Following an early exit from the tournament, the 27-year-old American tennis star made an unexpected pivot to ESPN—and has been a smashing success.
When Coco Gauff first saw fellow American tennis star Chris Eubanks in a suit, glasses and pocket square behind the ESPN desk after her U.S. Open quarterfinal victory, she couldn’t hide her surprise. “What are you doing here?” the 19-year-old American phenom asked him as she climbed into the chair. The two could hardly contain their laughter on air, but Gauff proceeded to credit practice sessions with Eubanks for her ability to control the pace of hard-hitting opponent Jelena Ostapenko, leading to the kind of insightful conversation that is rare in a post-match interview.
The 27-year-old Eubanks is one of the breakout stars of the 2023 tennis season, catching ESPN’s attention not only with his surprise run to the Wimbledon quarterfinals in July but also his commentary on the Tennis Channel, where he has received unanimous praise. After a second round exit in the men’s singles draw—during which he made a hasty dash to the bathroom, mid-point—and a first round loss in doubles, where he teamed with fellow American Ben Shelton, the deal with ESPN came together quickly. The very next day, Eubanks was announcing men’s singles matches, and has since has participated in panels, interviews and post-match commentary.
“We didn’t even really discuss what the pay would be in the beginning, it was just the fact that ESPN was going to give me the opportunity to be on their platform. And I was just, like, whatever it is I’ll take it,” Eubanks tells Forbes. “The responses have been more than I could have even imagined, so many people have reached out and said they enjoy hearing my commentary, that they liked seeing me on TV.”
This is not a future Eubanks could have predicted for himself in late 2021, when his rank hovered just under 200 in the world and he reached out to his agent about potential alternate career paths if he couldn’t improve his ranking over the next year. “Media didn’t even cross my mind,” he says. Eubanks changed his opinion after a week-long stint on the Tennis Channel the following spring, enjoying it so much he did another stretch in late 2022—right around the time he started playing the best tennis of his life.
Eubanks says his work as a TV analyst has helped his play tremendously. Whereas he might typically watch tennis via extended highlights on YouTube, his new role on ESPN has forced him to watch two or three full matches per day, analyzing the strategies and patterns of the world’s best players and crystallizing them in his mind as he explained them to audiences.
It’s hard to argue with the results. The 6’7” Eubanks, who played for Georgia Tech in college, began 2023 ranked No. 123 in the world, and has since risen to No. 30 while logging his first career ATP title and a quarterfinal appearance in a Grand Slam. He has also doubled his career tournament winnings in 2023, earning just over $1.2 million on the court, removing the strain he once felt when every match carried the pressure of financial stability. “I played my best tennis in these last three, four months because I just felt like I was playing free,” he says.

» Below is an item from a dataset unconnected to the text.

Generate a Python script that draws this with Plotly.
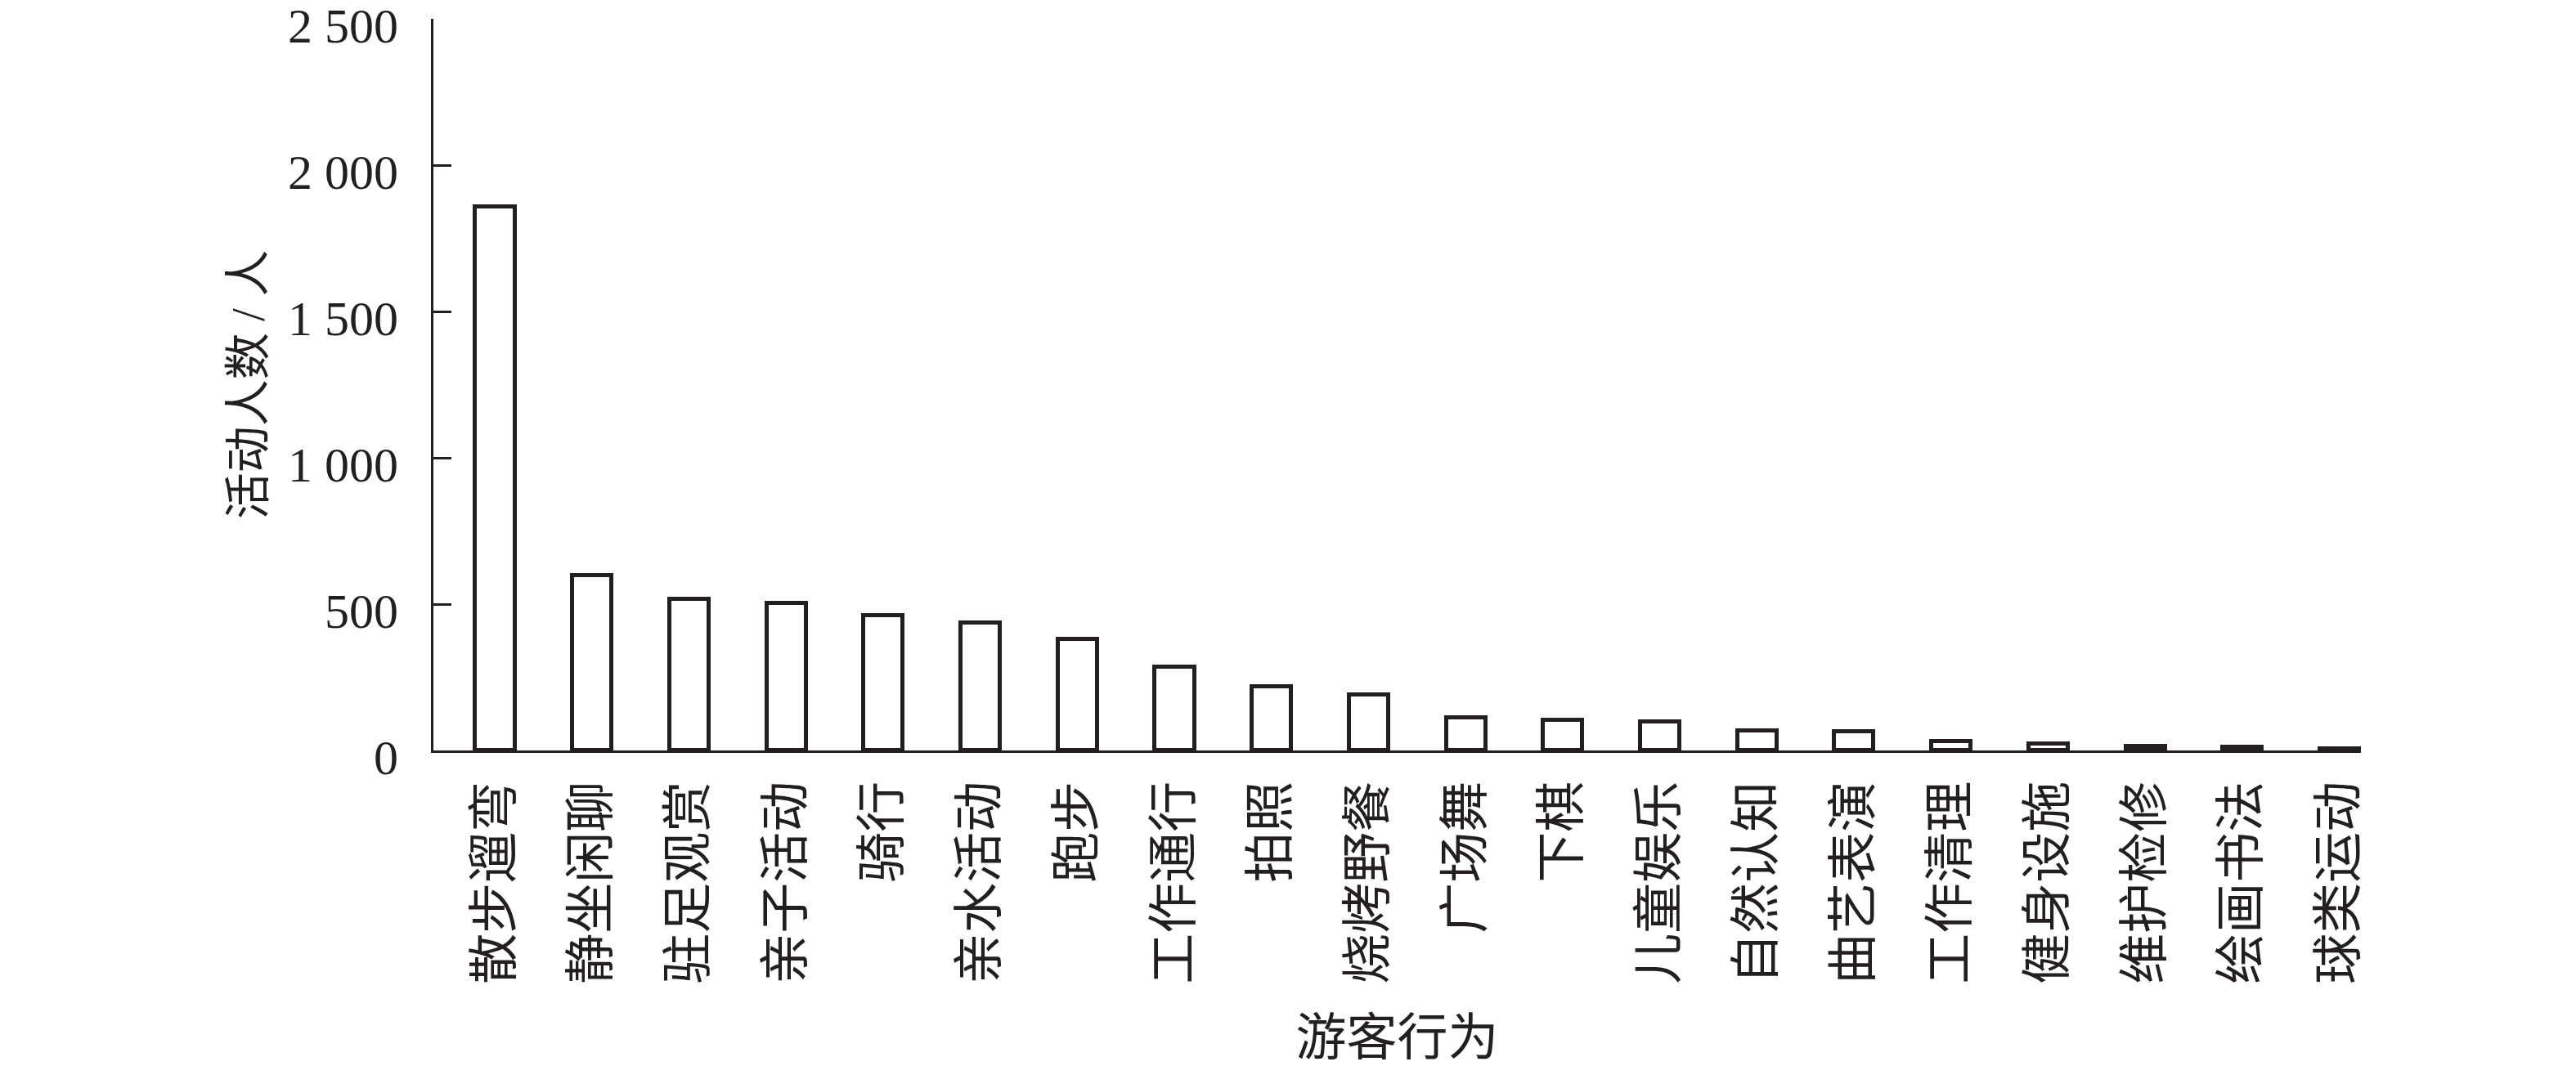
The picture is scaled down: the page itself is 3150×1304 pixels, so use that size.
import plotly.graph_objects as go

categories = ["散步遛弯", "静坐闲聊", "驻足观赏", "亲子活动", "骑行", "亲水活动", "跑步",
              "工作通行", "拍照", "烧烤野餐", "广场舞", "下棋", "儿童娱乐", "自然认知",
              "曲艺表演", "工作清理", "健身设施", "维护检修", "绘画书法", "球类运动"]
values = [1857, 599, 516, 503, 461, 435, 381, 286, 218, 190, 112, 104, 97, 66, 63, 31, 21, 15, 11, 6]

y_tickvals = [0, 500, 1000, 1500, 2000, 2500]
y_ticktext = ["0", "500", "1 000", "1 500", "2 000", "2 500"]

ink = "#231f20"
font_family = "Liberation Serif, Times New Roman, Noto Sans CJK SC"

fig = go.Figure()
fig.add_trace(go.Bar(
    x=categories, y=values, width=0.405,
    marker=dict(color="white", line=dict(color=ink, width=5)),
))

fig.update_layout(
    width=3150, height=1304,
    paper_bgcolor="white", plot_bgcolor="white",
    margin=dict(l=530, r=263, t=23, b=385.5, autoexpand=False),
    font=dict(family=font_family, size=58, color=ink),
    showlegend=False,
    bargap=0,
)
fig.update_xaxes(
    type="category", range=[-0.636, 19.219],
    showline=True, linewidth=3, linecolor=ink,
    ticks="", tickangle=-90, showgrid=False, zeroline=False,
    tickfont=dict(size=62, family=font_family, color=ink),
    ticklabelstandoff=10,
    title=dict(text="游客行为", font=dict(size=62, family=font_family, color=ink), standoff=46),
    automargin=False,
)
fig.update_yaxes(
    range=[0, 2500], tickvals=y_tickvals, ticktext=y_ticktext,
    showline=True, linewidth=3, linecolor=ink,
    ticks="inside", ticklen=22, tickwidth=3, tickcolor=ink,
    showgrid=False, zeroline=False,
    tickfont=dict(size=60, family=font_family, color=ink),
    ticklabelstandoff=28, ticklabelshift=8, ticklabeloverflow="allow",
    title=dict(text="活动人数 / 人", font=dict(size=57, family=font_family, color=ink), standoff=11),
    automargin=False,
)

# remove the page's default body margin so the figure fills the window exactly
fig.write_html("out.html",
               config={"displayModeBar": False},
               post_script="document.body.style.margin='0';document.body.style.overflow='hidden';")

As the 2023 U.S Open draws to a close this weekend, Eubanks has no contract in place with ESPN or any other outlets, and hasn’t made any commitments to appear on TV at future tournaments as he continues to focus on his playing career. But this serendipitous week in Flushing Meadows has proven that Eubanks can and will be a part of tennis broadcasts as soon as his playing days end.
“It’s pretty much a shoo-in,” he says, “as long as the networks will still have me.”

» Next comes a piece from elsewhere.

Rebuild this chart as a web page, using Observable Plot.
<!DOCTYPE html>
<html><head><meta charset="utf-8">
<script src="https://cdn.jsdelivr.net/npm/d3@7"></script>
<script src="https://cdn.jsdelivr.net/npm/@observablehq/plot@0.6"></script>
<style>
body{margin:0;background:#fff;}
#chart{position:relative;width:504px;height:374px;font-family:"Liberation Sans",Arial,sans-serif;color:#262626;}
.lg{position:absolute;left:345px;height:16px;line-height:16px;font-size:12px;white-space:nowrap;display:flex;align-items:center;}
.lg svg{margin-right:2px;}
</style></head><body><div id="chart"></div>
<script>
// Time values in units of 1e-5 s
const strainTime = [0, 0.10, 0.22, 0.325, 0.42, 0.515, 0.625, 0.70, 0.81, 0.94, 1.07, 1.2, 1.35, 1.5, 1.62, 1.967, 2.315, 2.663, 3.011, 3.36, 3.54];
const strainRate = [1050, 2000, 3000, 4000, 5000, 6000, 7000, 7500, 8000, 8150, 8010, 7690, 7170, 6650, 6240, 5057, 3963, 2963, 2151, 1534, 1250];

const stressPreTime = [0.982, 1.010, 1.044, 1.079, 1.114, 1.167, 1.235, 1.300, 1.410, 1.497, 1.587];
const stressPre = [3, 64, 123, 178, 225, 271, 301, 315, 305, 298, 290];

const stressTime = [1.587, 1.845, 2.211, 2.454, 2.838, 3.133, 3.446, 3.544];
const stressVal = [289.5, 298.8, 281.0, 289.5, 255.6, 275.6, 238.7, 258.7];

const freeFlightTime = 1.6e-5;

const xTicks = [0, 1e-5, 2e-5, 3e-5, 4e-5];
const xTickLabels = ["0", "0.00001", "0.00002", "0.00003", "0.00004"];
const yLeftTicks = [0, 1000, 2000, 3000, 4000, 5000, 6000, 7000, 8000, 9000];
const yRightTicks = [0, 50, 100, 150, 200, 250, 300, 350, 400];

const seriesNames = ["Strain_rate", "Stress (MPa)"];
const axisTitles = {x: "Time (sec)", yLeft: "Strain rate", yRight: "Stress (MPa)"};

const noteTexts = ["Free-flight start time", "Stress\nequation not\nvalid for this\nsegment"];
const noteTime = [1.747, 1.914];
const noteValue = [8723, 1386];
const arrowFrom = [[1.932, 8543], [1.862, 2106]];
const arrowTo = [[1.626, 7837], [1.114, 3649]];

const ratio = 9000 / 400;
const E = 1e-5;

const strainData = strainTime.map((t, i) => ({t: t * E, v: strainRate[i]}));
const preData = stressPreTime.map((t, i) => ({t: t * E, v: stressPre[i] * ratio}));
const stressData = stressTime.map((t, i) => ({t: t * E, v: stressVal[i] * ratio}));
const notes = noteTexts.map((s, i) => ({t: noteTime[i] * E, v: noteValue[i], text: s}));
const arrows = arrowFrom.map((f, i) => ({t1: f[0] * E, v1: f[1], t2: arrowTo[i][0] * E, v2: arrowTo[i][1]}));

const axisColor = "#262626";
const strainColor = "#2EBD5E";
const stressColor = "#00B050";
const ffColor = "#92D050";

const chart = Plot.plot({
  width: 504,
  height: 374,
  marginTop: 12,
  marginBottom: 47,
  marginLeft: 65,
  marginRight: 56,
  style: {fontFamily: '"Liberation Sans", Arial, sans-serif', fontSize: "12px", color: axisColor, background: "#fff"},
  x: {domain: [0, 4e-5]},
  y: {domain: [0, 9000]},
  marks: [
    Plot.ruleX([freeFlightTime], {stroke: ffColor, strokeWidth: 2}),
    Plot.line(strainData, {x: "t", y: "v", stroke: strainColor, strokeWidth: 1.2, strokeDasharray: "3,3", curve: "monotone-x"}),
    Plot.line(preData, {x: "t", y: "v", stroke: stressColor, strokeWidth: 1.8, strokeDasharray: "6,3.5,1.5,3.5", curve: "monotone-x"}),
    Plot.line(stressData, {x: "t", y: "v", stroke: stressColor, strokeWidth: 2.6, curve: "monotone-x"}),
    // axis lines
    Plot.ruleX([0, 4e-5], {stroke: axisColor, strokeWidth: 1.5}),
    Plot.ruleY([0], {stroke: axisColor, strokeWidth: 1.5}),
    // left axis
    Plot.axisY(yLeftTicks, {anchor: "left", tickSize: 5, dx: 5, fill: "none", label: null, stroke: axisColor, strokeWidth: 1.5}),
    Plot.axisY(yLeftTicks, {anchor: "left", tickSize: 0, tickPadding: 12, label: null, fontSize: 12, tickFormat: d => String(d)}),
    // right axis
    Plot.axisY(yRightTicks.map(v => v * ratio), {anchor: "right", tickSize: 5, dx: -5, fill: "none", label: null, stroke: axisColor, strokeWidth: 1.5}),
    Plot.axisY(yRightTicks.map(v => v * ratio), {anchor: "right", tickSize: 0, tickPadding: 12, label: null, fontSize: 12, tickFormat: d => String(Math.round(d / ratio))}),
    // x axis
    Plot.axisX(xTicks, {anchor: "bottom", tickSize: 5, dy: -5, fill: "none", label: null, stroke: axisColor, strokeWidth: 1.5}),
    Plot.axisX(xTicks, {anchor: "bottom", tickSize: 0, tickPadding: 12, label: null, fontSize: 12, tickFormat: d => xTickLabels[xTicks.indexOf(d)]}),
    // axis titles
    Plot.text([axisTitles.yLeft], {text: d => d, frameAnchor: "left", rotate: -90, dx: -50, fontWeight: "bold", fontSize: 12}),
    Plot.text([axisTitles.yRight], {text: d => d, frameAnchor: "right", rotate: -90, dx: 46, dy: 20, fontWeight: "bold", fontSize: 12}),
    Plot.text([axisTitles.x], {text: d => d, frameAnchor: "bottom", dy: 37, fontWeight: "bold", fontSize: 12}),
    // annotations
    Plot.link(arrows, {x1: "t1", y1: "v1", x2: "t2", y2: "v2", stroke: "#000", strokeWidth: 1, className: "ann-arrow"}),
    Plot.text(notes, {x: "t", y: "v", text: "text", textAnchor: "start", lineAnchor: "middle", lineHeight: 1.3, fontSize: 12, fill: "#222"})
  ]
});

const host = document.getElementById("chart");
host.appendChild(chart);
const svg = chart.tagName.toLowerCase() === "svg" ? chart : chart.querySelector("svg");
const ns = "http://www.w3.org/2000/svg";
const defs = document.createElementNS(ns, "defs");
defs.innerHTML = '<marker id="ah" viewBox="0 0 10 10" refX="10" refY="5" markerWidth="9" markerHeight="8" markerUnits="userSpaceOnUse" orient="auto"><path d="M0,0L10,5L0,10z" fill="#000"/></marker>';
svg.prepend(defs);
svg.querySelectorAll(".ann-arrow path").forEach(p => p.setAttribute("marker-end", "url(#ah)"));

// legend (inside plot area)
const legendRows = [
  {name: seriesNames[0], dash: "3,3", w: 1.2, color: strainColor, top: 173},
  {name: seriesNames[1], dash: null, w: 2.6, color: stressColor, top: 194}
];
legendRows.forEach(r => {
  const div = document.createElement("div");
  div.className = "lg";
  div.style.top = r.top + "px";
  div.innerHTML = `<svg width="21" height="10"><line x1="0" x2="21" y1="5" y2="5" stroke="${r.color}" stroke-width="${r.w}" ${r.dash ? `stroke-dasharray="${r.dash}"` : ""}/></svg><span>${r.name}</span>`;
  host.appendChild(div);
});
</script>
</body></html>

In the meantime, his assignment at the Open will be discussing the semifinal match between Novak Djokovic and Shelton, who he can relate to both as doubles partner and as the last American to make a deep run at a Grand Slam. During Wimbledon this summer, Eubanks says it was helpful for him to put his phone on Do Not Disturb to guard against the onslaught of potentially distracting text messages. And when he tried to congratulate Shelton for his quarterfinal win over 25-year-old American Frances Tiafoe, Eubanks saw in the text thread that notifications had similarly been silenced.
“When I saw that, I was, like, that’s perfect, that’s great, [Ben Shelton’s] going to be alright,” Eubanks says. “After you win a couple matches it’s weird, but you look at it as, on to the next one, on to the next one. Rest assured he’s going to go out there and he’s going to have fun.”
It’s a strategy that Chris Eubanks knows is a winner.